Father's Day, 2004. I was 11 years old. My family and I had driven four hours from Connecticut to New Hampshire to celebrate the day with my father at a lakeside home that he shared with a male friend of his whom he had grown close to during that year. It was hardly my first time visiting their home in New Hampshire, but even amid their shared bedroom and having witnessed them embrace one night in the shadows of our nightly campfire, I had never registered them as more than just friends. This is why, on that perfectly sunny Summer's day in June as I lay on a hammock listening to the distant sounds of my cousins playing in the sand, I was stunned to hear the words that quietly and bravely slipped from my dad's mouth when he calmly approached me with a tear in his eye:
"Princess, I have something to tell you . . . I'm gay."
I can't remember exactly what I understood of the word "gay" at that point in my life, but whether it came from hearing my classmates use it to disparage our peers or the innate understanding that its existence in our life meant complete and utter change to our family dynamic, I instantly registered the word as synonymous with "bad." Before I could even manage to take a full breath, my eyes burned with tears, my limbs flailed uncontrollably in an attempt to push my father away, and my lips emitted painful screams calling him names I wish to this day I could take back.
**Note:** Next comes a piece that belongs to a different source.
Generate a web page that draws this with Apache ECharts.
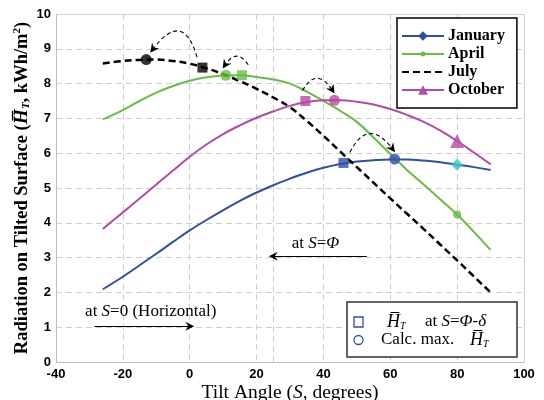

My family panicked as my tantrum worsened, and before I knew it, I was strapped in the backseat of our car preparing to make a premature journey back home; the sun still up, the freshwater waves still lapping at the shore where my cousins' abandoned sandcastles stood, and my dad trying everything he could to reach me through my tears to tell me that he was sorry and that everything would be alright. 
It wasn't until an hour into my car ride home that I would come to that very conclusion myself. I still don't know what in my 11-year-old mind allowed me to realize that I was the one who should feel ashamed for how I had reacted and not my dad for revealing who he was, and I still don't know what compelled me to pick up my flip phone, dial my dad's number, and say, "I'm sorry, Dad. I love you. I am not mad at you anymore," but I did. What I do know for sure is that in that instant, our lives changed forever.